Firstly, if your data fits into a standard RDBMS without too much squeezing, chances are you don’t need HBase. That is, if a modestly expensive server loaded with MySQL fits your needs, then that’s probably what you want. Don’t make the mistake of assuming you need massive scale right off the bat.
Next, if your data model is pretty simple, you probably want to use a RDBMS. If your entities are all homogeneous, you’ll probably have an easy time of mapping your objects to tables. You also get some nice flexibility in terms of your ability to add indexes, query on non-primary-key values, do aggregations, and so on without much additional work. This is where RDBMSs shine – for decades they’ve been doing this sort of thing and doing it well, at least at lower scale. HBase, on the other hand, doesn’t allow for querying on non-primary-key values, at least directly. HBase allows get operations by primary key and scans (think: cursor) over row ranges. (If you have both scale and need of secondary indexes, don’t worry – Lucene to the rescue! But that’s another post.)
Finally, another thing you shouldn’t do with HBase (or an RDBMS, for that matter), is store large amounts of binary data. When I say large amounts, I mean tens to hundreds of megabytes. Certainly both RDBMSs and HBase have the capabilities to store large amounts of binary data. However, again, we have an impedance mismatch. RDBMSs are built to be fast metadata stores; HBase is designed to have lots of rows and cells, but functions best when the rows are (relatively) small. HBase splits the virtual table space into regions that can be spread out across many servers. The default size of individual files in a region is 256MB. The closer to the region limit you make each row, the more overhead you are paying to host those rows. If you have to store a lot of big files, then you’re best off storing in the local filesystem, or if you have LOTS of data, HDFS. You can still keep the metadata in an RDBMS or HBase – but do us all a favor and just keep the path in the metadata.
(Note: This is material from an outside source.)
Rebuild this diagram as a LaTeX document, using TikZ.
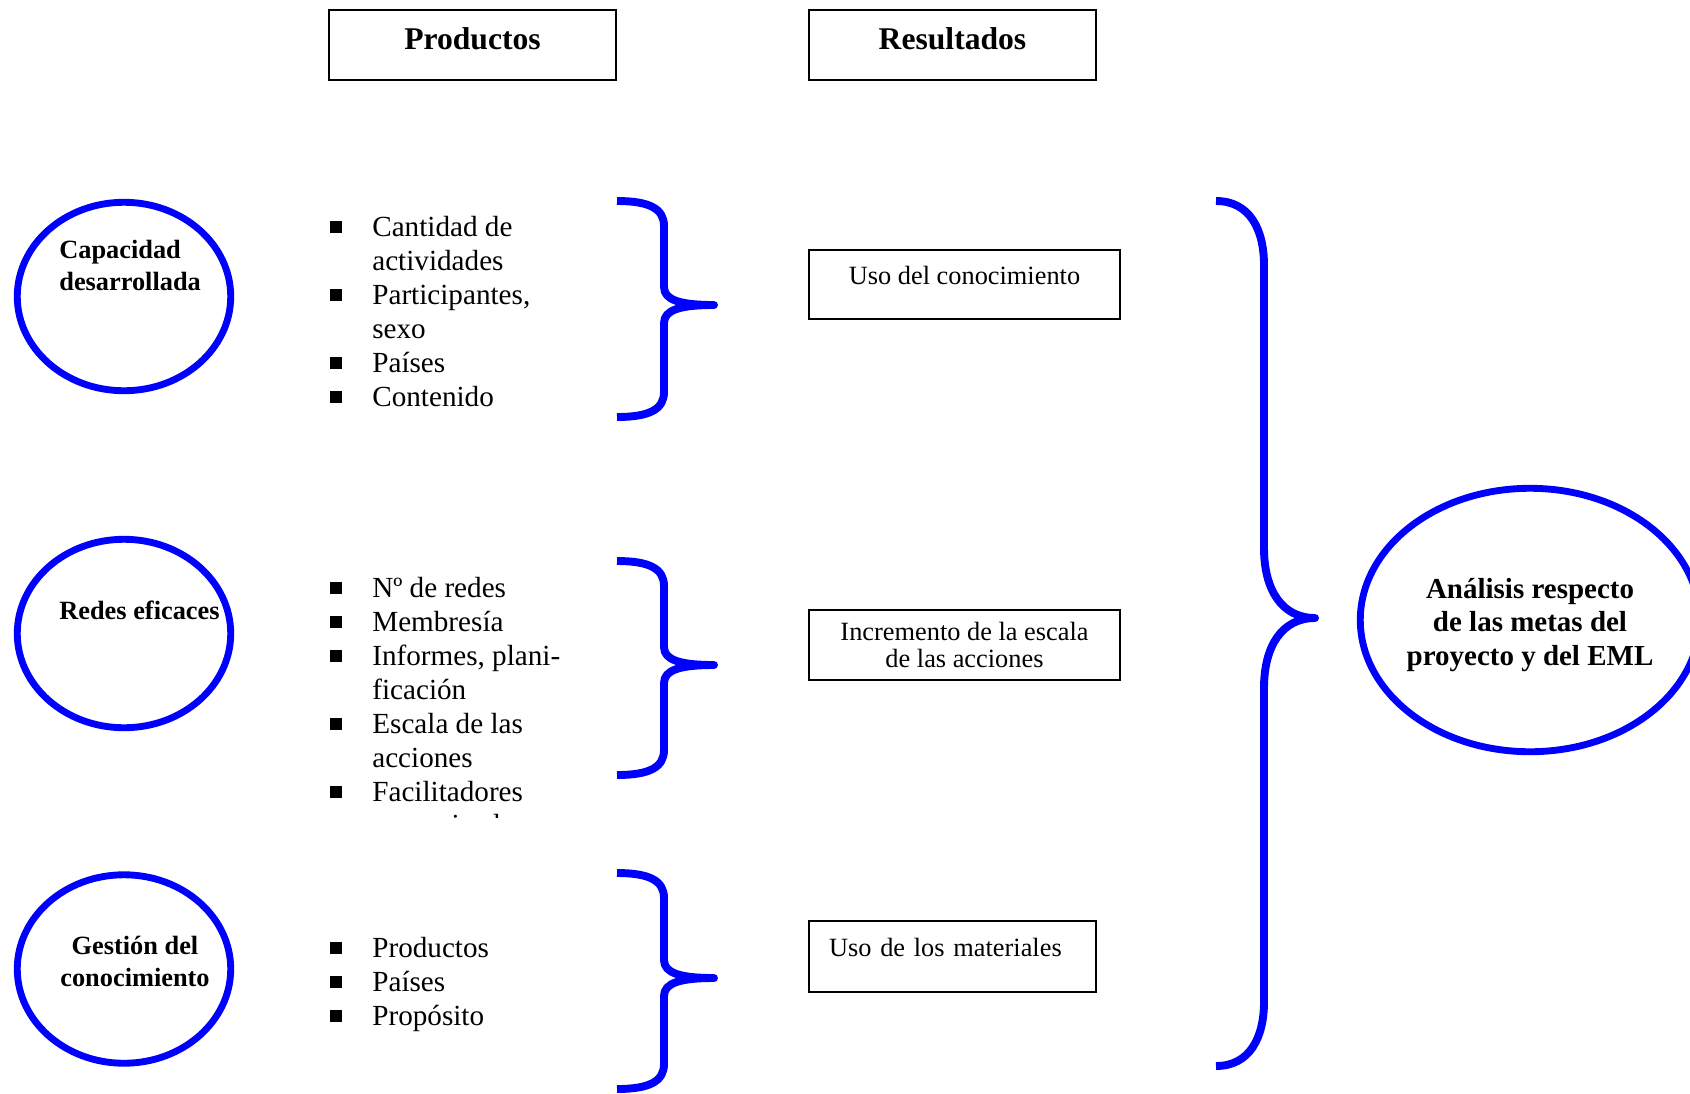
\documentclass[tikz,border=0pt]{standalone}
\usepackage{fontspec}
\setmainfont{Liberation Serif}
\usetikzlibrary{shapes.geometric}

\newcommand{\bul}{\makebox[23.9pt][l]{\rule[1.8pt]{6.8pt}{6.8pt}}}
\newcommand{\ind}{\hspace*{23.9pt}}

\begin{document}
\begin{tikzpicture}[x=0.02cm,y=-0.02cm,
    box/.style={shape=rectangle,draw=black,line width=1.1pt,inner sep=0pt},
    titulo/.style={box,minimum width=5.74cm,minimum height=1.4cm,text depth=7.5pt,font=\bfseries\fontsize{18}{21}\selectfont},
    resbox/.style={box,font=\fontsize{15}{15.5}\selectfont},
    circ/.style={shape=ellipse,draw=blue,line width=3.9pt,inner sep=0pt,minimum width=4.27cm,minimum height=3.77cm},
    etiq/.style={inner sep=0pt,font=\bfseries\fontsize{15}{18}\selectfont},
    lista/.style={anchor=north west,align=left,inner sep=0pt,font=\fontsize{16.6}{19.3}\selectfont},
    brc/.style={draw=blue,line width=4.5pt,line join=round}]
        \clip (0,0) rectangle (1690,1093);
        \node[titulo] (prod) at (472.5,45) {Productos};
        \node[titulo] (res) at (952.5,45) {Resultados};

        \node[circ] (cap) at (124,296.5) {};
        \node[etiq,anchor=north west,align=left] (capt) at (59,240) {Capacidad\\desarrollada};
        \node[circ] (red) at (124,633.5) {};
        \node[etiq,anchor=north west] (redt) at (59,601) {Redes eficaces};
        \node[circ] (ges) at (124,969) {};
        \node[etiq,anchor=north,align=center] (gest) at (135,936) {Gestión del\\conocimiento};

        \node[lista] (lis1) at (330,216) {\bul Cantidad de\\\ind actividades\\\bul Participantes,\\\ind sexo\\\bul Países\\\bul Contenido};
        \begin{scope}
        \clip (300,540) rectangle (720,817);
        \node[lista] (lis2) at (330,577) {\bul Nº de redes\\\bul Membresía\\\bul Informes, plani-\\\ind ficación\\\bul Escala de las\\\ind acciones\\\bul Facilitadores\\\ind comunicadores};
        \end{scope}
        \node[lista] (lis3) at (330,937) {\bul Productos\\\bul Países\\\bul Propósito};

        \draw[brc] (617,201) .. controls (650,201) and (664,209) .. (664,226) -- (664,287) .. controls (664,300) and (680,305) .. (714,305) .. controls (680,305) and (664,310) .. (664,323) -- (664,392) .. controls (664,409) and (650,417) .. (617,417);
        \draw[brc] (617,561) .. controls (650,561) and (664,569) .. (664,586) -- (664,647) .. controls (664,660) and (680,665) .. (714,665) .. controls (680,665) and (664,670) .. (664,683) -- (664,750) .. controls (664,767) and (650,775) .. (617,775);
        \draw[brc] (617,873) .. controls (650,873) and (664,881) .. (664,898) -- (664,960) .. controls (664,973) and (680,978) .. (714,978) .. controls (680,978) and (664,983) .. (664,996) -- (664,1064) .. controls (664,1081) and (650,1089) .. (617,1089);

        \node[resbox,minimum width=6.22cm,minimum height=1.38cm,text height=10pt,text depth=10pt] (uso) at (964.5,284.5) {Uso del conocimiento};
        \node[resbox,minimum width=6.22cm,minimum height=1.4cm,align=center] (incr) at (964.5,645) {Incremento de la escala\\de las acciones};
        \node[resbox,minimum width=5.74cm,minimum height=1.42cm,inner xsep=0.4cm,text width=4.94cm,align=left,text height=10pt,text depth=10pt] (mat) at (952.5,956.5) {Uso de los materiales};

        \draw[brc] (1216,201) .. controls (1250,201) and (1264,230) .. (1264,265) -- (1264,548) .. controls (1264,590) and (1282,618) .. (1315,618) .. controls (1282,618) and (1264,646) .. (1264,688) -- (1264,1002) .. controls (1264,1037) and (1250,1066) .. (1216,1066);

        \node[circ,minimum width=6.79cm,minimum height=5.27cm] (anal) at (1530,620) {};
        \node[align=center,inner sep=0pt,font=\bfseries\fontsize{16.5}{19}\selectfont] (analt) at (1530,625) {Análisis respecto\\de las metas del\\proyecto y del EML};
\end{tikzpicture}
\end{document}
This post certainly doesn’t cover every use case and benefit or drawback of HBase, but I think it gives a pretty decent start. My hope is that people will be able to gain some insight into when they should start thinking of HBase for their applications, and also use this as a springboard for more questions about how to make use of HBase and ideas about how to make it better. So, I’ll end with a request – please, tell us what’s missing!